Nie masz konta? Zarejestruj się

Przełom Online

CHRZANÓW. Bałagan w urzędzie pracy

19.12.2012 19:39 | 9 komentarzy | 10 996 odsłon | red
Mieszkańcy narzekają na działanie Powiatowego Urzędu Pracy w Chrzanowie. Kierownictwu pośredniaka zarzucają celowe ukrywanie części ofert pracy i brak dbałości o toalety.
9
CHRZANÓW. Bałagan w urzędzie pracy
Tak w środę, przed godziną 11, wyglądała toaleta w chrzanowskim PUP
Wiesz coś więcej na ten temat? Napisz do nas

Mieszkańcy narzekają na działanie Powiatowego Urzędu Pracy w Chrzanowie. Kierownictwu pośredniaka zarzucają celowe ukrywanie części ofert pracy i brak dbałości o toalety.

W zeszłym tygodniu na stronie Powiatowego Urzędu Pracy w Chrzanowie nie można było zobaczyć części ofert pracy. Internauci  wpisujący się w shoutboksie przy forum dyskusyjnym “Przełomu”, sugerowali, że mogło to być celowe działanie pracowników pośredniaka. W tym czasie mieliby oni przekazywać atrakcyjne oferty swoim znajomym.

Rafał Wojar z wydziału organizacyjno-administracyjnego urzędu potwierdza, że od 12 do 14 grudnia strona PUP nie działała prawidłowo.

- To wynik awarii w firmie zajmującej się obsługą części naszej strony internetowej zawierającej oferty pracy. Niedostępne były ich szczegóły – wyjaśnia. Ponieważ zdarza się to po raz kolejny, w przyszłym roku hostingiem zajmie się kto inny.

Nasi Czytelnicy zwrócili również uwagę na inny problem.

- Toalety w pośredniaku są brudne i w kiepskim stanie. W pojemnikach nie ma mydła. Ile razy tam się pojawiałam, to nigdy go nie było. Czy kupienie dwóch kostek mydła po złotówce przekracza możliwości osób zajmujących się sprzątaniem? - pisze w liście do “Przełomu” nasza czytelniczka (imię i nazwisko do wiad. red).

Sprawdziliśmy to we wtorek i środę, przed godziną 11. W ubikacjach przeznaczonych dla osób odwiedzających PUP było brudno. Śmierdziało. Nie znaleźliśmy w nich mydła i papieru toaletowego, czy ręczników.
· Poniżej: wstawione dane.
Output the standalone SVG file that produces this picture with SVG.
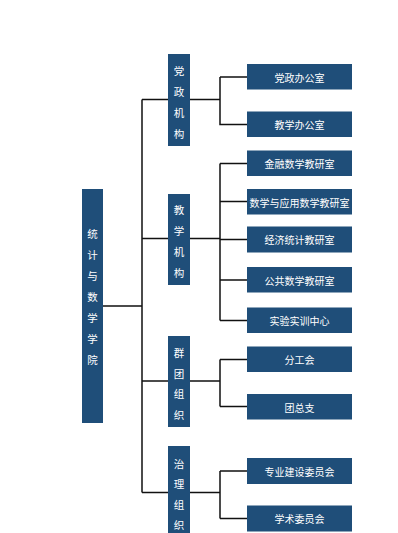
<svg xmlns="http://www.w3.org/2000/svg" width="398" height="533" viewBox="0 0 398 533">
<style>
.b{fill:#1f4e79}
.t{fill:#fff;font-family:"Noto Sans CJK SC","Noto Sans",sans-serif;font-size:10px;text-anchor:middle;dominant-baseline:central}
.v{font-size:10.5px}
.c{fill:none;stroke:#111;stroke-width:1.5}
</style>
<rect width="398" height="533" fill="#fff"/>
<g id="connectors">
<path class="c" d="M103 306H142M142 99.5V492.5M142 99.5H168M142 238.5H168M142 381H168M142 492.5H168"/>
<path class="c" d="M190 99.5H220M220 77H247M220 77V124.5H247"/>
<path class="c" d="M190 238.5H220M220 163.5V320.5M220 163.5H247M220 201.5H247M220 239.5H247M220 280H247M220 320.5H247"/>
<path class="c" d="M190 381H220M220 359.5V406.5M220 359.5H247M220 406.5H247"/>
<path class="c" d="M190 492.5H220M220 471V518.5M220 471H247M220 518.5H247"/>
</g>
<g id="college"><rect class="b" x="82" y="189" width="21" height="234"/>
<text class="t v" x="92.5" y="233">统</text><text class="t v" x="92.5" y="254">计</text><text class="t v" x="92.5" y="275">与</text><text class="t v" x="92.5" y="296">数</text><text class="t v" x="92.5" y="317">学</text><text class="t v" x="92.5" y="338">学</text><text class="t v" x="92.5" y="359">院</text></g>
<g id="dangzheng"><rect class="b" x="168" y="54" width="22" height="92"/>
<text class="t v" x="179" y="70">党</text><text class="t v" x="179" y="91">政</text><text class="t v" x="179" y="112">机</text><text class="t v" x="179" y="133">构</text></g>
<g id="jiaoxue"><rect class="b" x="168" y="194" width="22" height="91"/>
<text class="t v" x="179" y="209">教</text><text class="t v" x="179" y="230">学</text><text class="t v" x="179" y="251">机</text><text class="t v" x="179" y="272">构</text></g>
<g id="quntuan"><rect class="b" x="168" y="336" width="22" height="91"/>
<text class="t v" x="179" y="352">群</text><text class="t v" x="179" y="373">团</text><text class="t v" x="179" y="393">组</text><text class="t v" x="179" y="414">织</text></g>
<g id="zhili"><rect class="b" x="168" y="446" width="22" height="92"/>
<text class="t v" x="179" y="463">治</text><text class="t v" x="179" y="483">理</text><text class="t v" x="179" y="504">组</text><text class="t v" x="179" y="524">织</text></g>
<g id="n1"><rect class="b" x="247" y="64" width="105" height="25.5"/><text class="t" x="299.5" y="77">党政办公室</text></g>
<g id="n2"><rect class="b" x="247" y="111.5" width="105" height="25.5"/><text class="t" x="299.5" y="124.5">教学办公室</text></g>
<g id="n3"><rect class="b" x="247" y="150.5" width="105" height="25.5"/><text class="t" x="299.5" y="163.5">金融数学教研室</text></g>
<g id="n4"><rect class="b" x="247" y="189" width="105" height="25.5"/><text class="t" x="299.5" y="202">数学与应用数学教研室</text></g>
<g id="n5"><rect class="b" x="247" y="226.5" width="105" height="26"/><text class="t" x="299.5" y="239.5">经济统计教研室</text></g>
<g id="n6"><rect class="b" x="247" y="267" width="105" height="25.5"/><text class="t" x="299.5" y="280">公共数学教研室</text></g>
<g id="n7"><rect class="b" x="247" y="307.5" width="105" height="25.5"/><text class="t" x="299.5" y="320.5">实验实训中心</text></g>
<g id="n8"><rect class="b" x="247" y="346.5" width="105" height="25.5"/><text class="t" x="299.5" y="359.5">分工会</text></g>
<g id="n9"><rect class="b" x="247" y="394" width="105" height="25.5"/><text class="t" x="299.5" y="407">团总支</text></g>
<g id="n10"><rect class="b" x="247" y="458" width="105" height="26"/><text class="t" x="299.5" y="471">专业建设委员会</text></g>
<g id="n11"><rect class="b" x="247" y="505.5" width="105" height="26"/><text class="t" x="299.5" y="518.5">学术委员会</text></g>
</svg>
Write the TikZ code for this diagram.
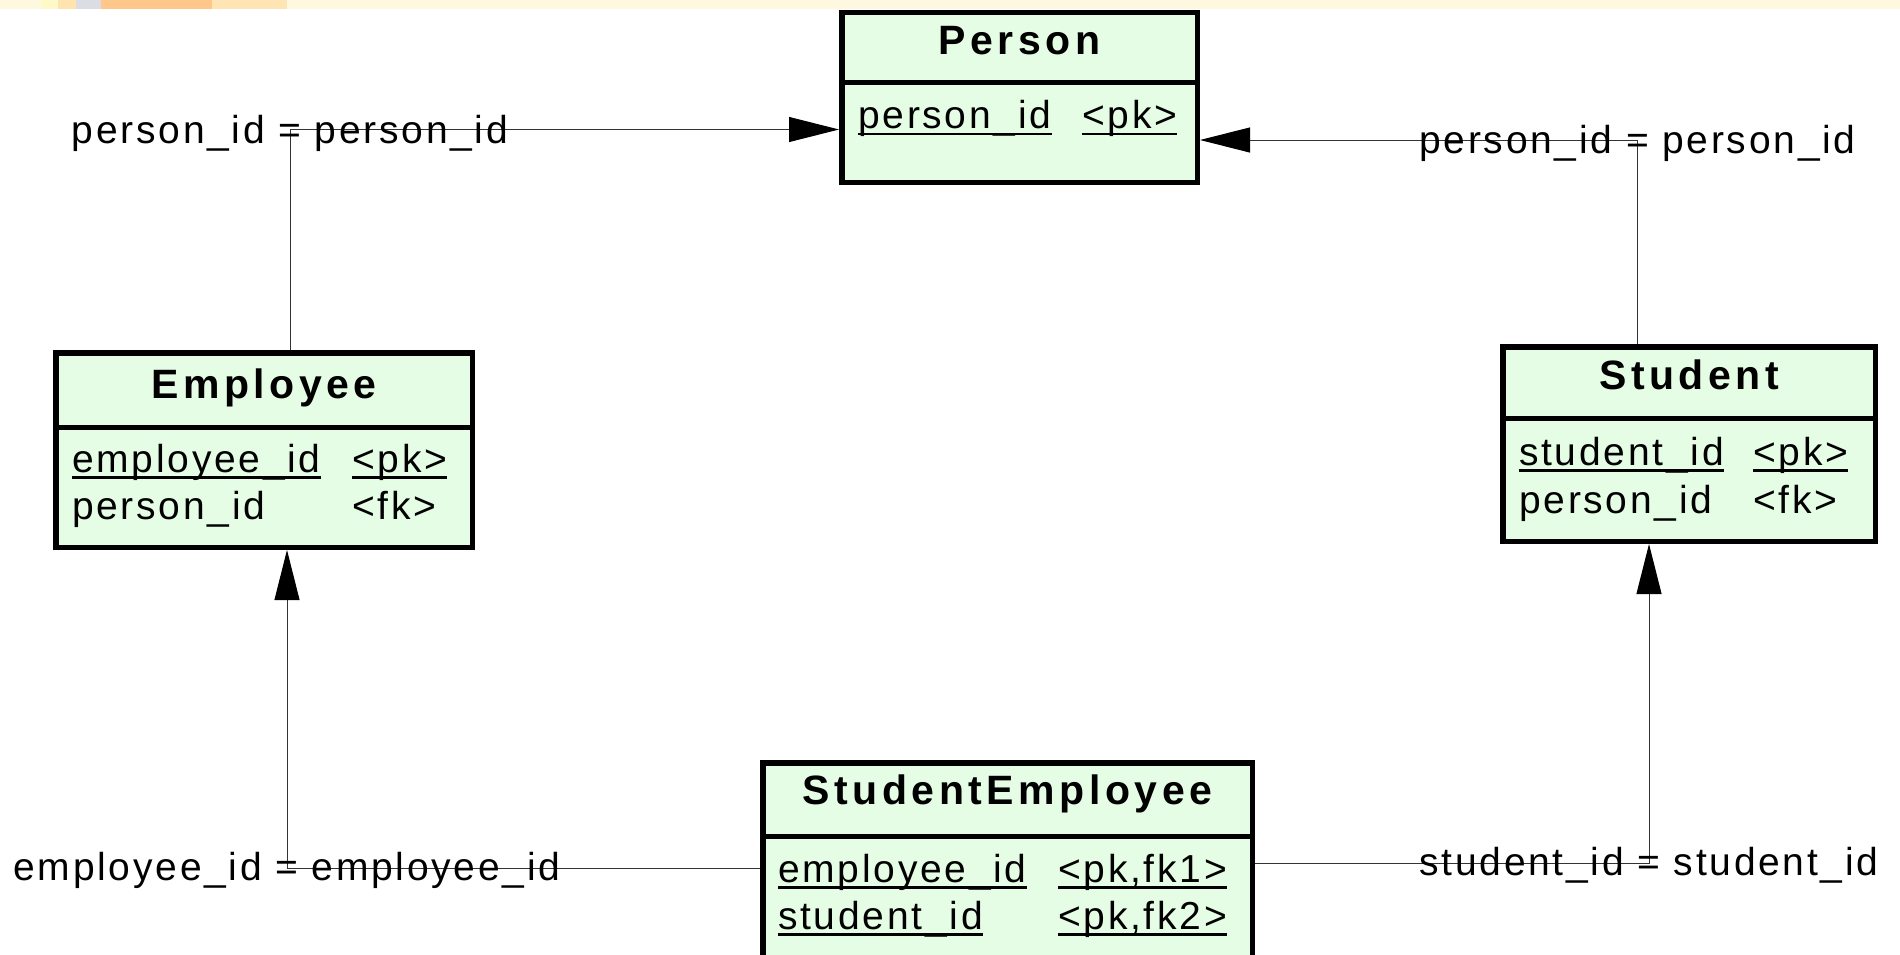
\documentclass[tikz,border=0pt]{standalone}
\usepackage{fontspec}
\setmainfont{Liberation Sans}
\newfontfamily\titlefont[LetterSpace=11]{Liberation Sans}
\newfontfamily\fieldfont[LetterSpace=7]{Liberation Sans}
\usetikzlibrary{arrows.meta}
\definecolor{entityfill}{RGB}{228,253,228}
\definecolor{stripcream}{RGB}{255,248,224}
\definecolor{stripa}{RGB}{255,248,200}
\definecolor{stripb}{RGB}{255,228,176}
\definecolor{stripc}{RGB}{220,220,228}
\definecolor{stripd}{RGB}{255,200,138}
\definecolor{stripe}{RGB}{255,228,180}
\begin{document}
\begin{tikzpicture}[x=1pt,y=-1pt,
  entity/.style={draw=black, fill=entityfill, line width=5.5pt, inner sep=0pt},
  divider/.style={line width=5pt, draw=black},
  title/.style={inner sep=0pt, anchor=base, font=\titlefont\bfseries\fontsize{41}{46}\selectfont},
  field/.style={inner sep=0pt, anchor=base west, font=\fieldfont\fontsize{39}{44}\selectfont},
  rel/.style={inner sep=0pt, anchor=base, font=\fieldfont\fontsize{39}{44}\selectfont},
  keyrule/.style={line width=2.5pt, draw=black},
  link/.style={line width=1pt, draw=black!80, -{Triangle[length=50pt,width=25pt,color=black]}}]
\useasboundingbox (0,0) rectangle (1900,954);
\clip (0,0) rectangle (1900,954);

% window strip along the top edge
\fill[stripcream] (0,0) rectangle (1900,9);
\fill[stripa] (41,0) rectangle (58,9);
\fill[stripb] (58,0) rectangle (76,9);
\fill[stripc] (76,0) rectangle (101,9);
\fill[stripd] (101,0) rectangle (212,9);
\fill[stripe] (212,0) rectangle (287,9);

% entity boxes
\node[entity, minimum width=355.5pt, minimum height=170pt] (person) at (1019.5,97.25) {};
\node[entity, minimum width=416.5pt, minimum height=194.5pt] (employee) at (264,450) {};
\node[entity, minimum width=372.5pt, minimum height=194.5pt] (student) at (1689,444) {};
\node[entity, minimum width=489.5pt, minimum height=234.5pt] (se) at (1007.5,880) {};

% header dividers
\draw[divider] (841.75,82.5) -- (1197.25,82.5);
\draw[divider] (55.75,427.5) -- (472.25,427.5);
\draw[divider] (1502.75,418) -- (1875.25,418);
\draw[divider] (762.75,836) -- (1252.25,836);

% titles
\node[title] (tperson) at (1019.5,54) {Person};
\node[title] (temployee) at (264,398) {Employee};
\node[title] (tstudent) at (1689,389.5) {Student};
\node[title] (tse) at (1007.5,804.5) {StudentEmployee};

% attributes
\node[field] (p1) at (858,128.3) {person\_id};
\node[field] (p1k) at (1082,128.3) {<pk>};

\node[field] (e1) at (72,472) {employee\_id};
\node[field] (e1k) at (352,472) {<pk>};
\node[field] (e2) at (72,519) {person\_id};
\node[field] (e2k) at (352,519) {<fk>};

\node[field] (s1) at (1519,465) {student\_id};
\node[field] (s1k) at (1753,465) {<pk>};
\node[field] (s2) at (1519,513.5) {person\_id};
\node[field] (s2k) at (1753,513.5) {<fk>};

\node[field] (se1) at (778,882) {employee\_id};
\node[field] (se1k) at (1058,882) {<pk,fk1>};
\node[field] (se2) at (778,929) {student\_id};
\node[field] (se2k) at (1058,929) {<pk,fk2>};

% key underlines
\foreach \n in {p1,p1k,e1,e1k,s1,s1k,se1,se1k,se2,se2k}
  \draw[keyrule] ([yshift=-5.5pt]\n.base west) -- ([yshift=-5.5pt]\n.base east);

% reference bends
\coordinate (jp1) at (290,129.5);
\coordinate (jp2) at (1637.5,140);
\coordinate (je) at (287,868);
\coordinate (js) at (1649,863);

% references
\draw[link] (employee.north -| jp1) -- (jp1) -- (person.west |- jp1);
\draw[link] (student.north -| jp2) -- (jp2) -- (person.east |- jp2);
\draw[link] (se.west |- je) -- (je) -- (employee.south -| je);
\draw[link] (se.east |- js) -- (js) -- (student.south -| js);

% join labels
\node[rel] (lab1) at (290,143) {person\_id = person\_id};
\node[rel] (lab2) at (1637.5,153) {person\_id = person\_id};
\node[rel] (lab3) at (287,880) {employee\_id = employee\_id};
\node[rel] (lab4) at (1649,875) {student\_id = student\_id};
\end{tikzpicture}
\end{document}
Pośredniak płaci za sprzątanie zewnętrznej firmie prawie 3,4 tys. zł miesięcznie. Przedstawiciele PUP nie mają zastrzeżeń do działania czyścicieli. Jak więc tłumaczą bałagan i smród?

- Codziennie obsługujemy blisko 1500 osób. Toalety są sprzątane każdego popołudnia, ale nie w godzinach naszej pracy. Może się wiec zdarzyć, że sanitariaty zostaną zabrudzone, a mydło i papier toaletowy zużyte – mówi Marta Płatek, kierownik wydziału organizacyjno-administracyjnego urzędu.
(ko)

******
KOMENTARZ
Po zgłoszeniu tematu dotyczącego problemu z utrzymaniem czystości w toaletach chrzanowskiego PUP spodziewałem się odpowiedzi ze strony urzędu pracy: "Przepraszamy, sprawdzimy, zrobimy wszystko, by taka sytacja się nie powtórzyła".
Jak się okazuje, w XXI wieku, w przypadku Urzędu Pracy w Chrzanowie zapewnienie podstawowych warunków higienicznych dla osób, które do tego urzędu przychodzą, bo z różnych przyczyn muszą, okazuje się trudnością nie do pokonania.  
Tłumaczenie pani Marii Płatek pozostawiam bez komentarza.
Chciałbym tylko przy okazji przypomnieć, że na przestrzeni wieków dyzenteria spowodowała śmierć setek tysięcy osób na całym świecie. Oby, przez karygodne lekceważenie podstawowych zasad zapewnienia higieny, nie dotknęła pracowników urzędu. Po południu. W ich własnych domach.